Life
This Is Why You Don't Handle Stress Well
"What doesn't kill you makes you stronger" is a nice saying, but it sure doesn't always feel true — stressful events take their toll, and it can be difficult to understand how exactly any growth is supposed to result from them. As it turns out, how well you respond to stress is genetic — so stop beating yourself up over having a harder time dealing with life circumstances than other people you know. More resilient people may have just been dealt a better stress-related genetic hand than you were.
Researchers in psychiatry and psychotherapy at the Medical University of Vienna, Austria investigated individual differences in responses to stress by conducting MRI scans of study participants' brains. In some participants — those with any of three genes linked to depression — certain stressful life events (like unemployment and deaths in the family) were associated with reduced size of an important brain structure, the hippocampus. In participants without the depression genes, stressful life events seemed to increase the size of the hippocampus.
Because the hippocampus is targeted by the body's stress hormones and changes flexibly according to its exposure, these size differences amongst the participants are meaningful. The very same types of stressful life events are interpreted by the hippocampus as distress in people with one genetic makeup, and as eustress (good stress) in people with another genetic makeup. Once the hippocampus is enlarged and healthy, or shrunken and reactive, it may be set in some kind of feedback loop — where future events continue to be interpreted as ultimately beneficial, or very threatening.
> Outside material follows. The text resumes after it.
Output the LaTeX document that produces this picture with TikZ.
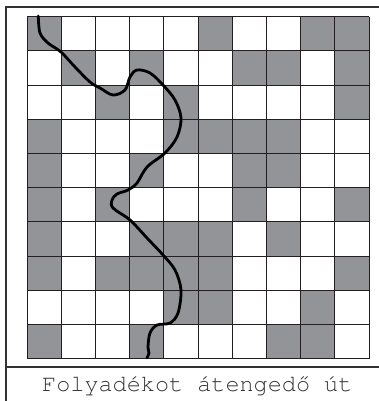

Combine this with prior findings that stress negatively affects how our genes are expressed, and it's not a pretty picture. Whether you have stress-resilient or stress-susceptible DNA, the stressful conditions you face are likely to activate genes that cause inflammation in your body and diminish the capacities of your immune system. These factors are associated with worse health as a result of stress, especially in the long run (as from chronic stressors, like a toxic relationship or crummy job).
No matter how bad your genes are, though, you can do things to better support yourself through difficult (and ordinary) times. Getting enough sleep, eating well, and incorporating some exercise into your daily routine can go a long way towards regaining and maintaining your health. If your stress levels are chronically high, you need to consider taking steps to eliminate the problem, even if it means ending a relationship or finding a new job. Your genes may contribute to how stress affects you, but so do your voluntary choices — so make them good ones.